DiMuro v. Clinique Laboratories, LLC, — Fed.Appx. —-, 2014 WL 3360586, No. 13–4551 (2d Cir. July 10, 2014)
The Second Circuit quickly affirms the dismissal of a putative consumer class action based on Clinique’s marketing of seven different “Repairwear” cosmetics. First, the named plaintiffs only bought three of the seven. They argued that they had standing for products they didn’t buy under NECA–IBEW Health & Welfare Fund v. Goldman Sachs & Co., 693 F.3d 145, 162 (2d Cir. 2012). (Of note because it suggests a securities law crossover that Ann Lipton would probably have a lot to say about; securities law is very different from consumer protection law and standing analysis should probably differ.) The court of appeals didn’t disagree with the comparison, but held that the case was no help, because that case involved sales of related securities where the misrepresentations were nearly identical; different offering documents were insufficient to distinguish them. By contrast, each of the seven products here had different ingredients and Clinique made different claims for them.

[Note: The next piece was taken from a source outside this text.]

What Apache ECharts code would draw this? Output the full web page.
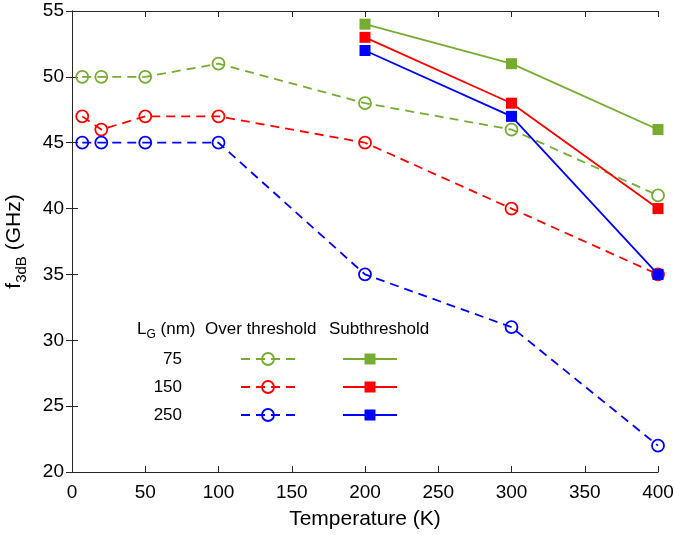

The remaining consumer fraud claims were properly dismissed for failure to plead with particularity. The complaint failed to disaggregate the different products or explain why the claims were false, beyond saying that the products can’t work:
Plaintiffs allege … that the products “do not and cannot live up to [Clinique’s] efficacy claims,” and that “no ingredient in any of the Repairwear Products can actually ‘de-age’ the skin.” Plaintiffs fail to allege what the specific ingredients in each product are and that these ingredients lack the ability to improve skin appearance. This bare-bones pleading is thus inconsistent with Rule 9(b).
The complaint also failed to allege that the plaintiffs used the product as directed, and to specify the claims on which they allegedly relied. Plaintiffs argued that they sufficiently specified because they alleged that Clinique’s advertised results could only be achieved by drugs, and since these were cosmetics these claims must be false. This was both conclusory and implausible; plaintiffs didn’t allege facts to show, for example, that if the claim to “smooth out laugh lines” were true, the cosmetics would “affect the structure or function of the human body and therefore [would] be regulated as a drug.”
Finally, the plaintiffs alleged that Clinique’s dramatizations were fraudulent. “But there is nothing misleading about a dramatization that presents ‘average results’ as long as the dramatization accurately depicts the average results consumers may achieve.” (Note the weirdness introduced by “may” in describing an “average.”) Anyway, the plaintiffs didn’t allege more than conclusorily that the dramatization was overly optimistic or portrayed effects that are above average.
Unjust enrichment and breach of warranty claims also failed; Rule 9(b) doesn’t apply to breach of warranty claims, but the allegations were too conclusory to survive Iqbal/Twomblybecause they just said that the products didn’t and couldn’t provide the promised anti-aging results. (The court did not explain what more should have been said.)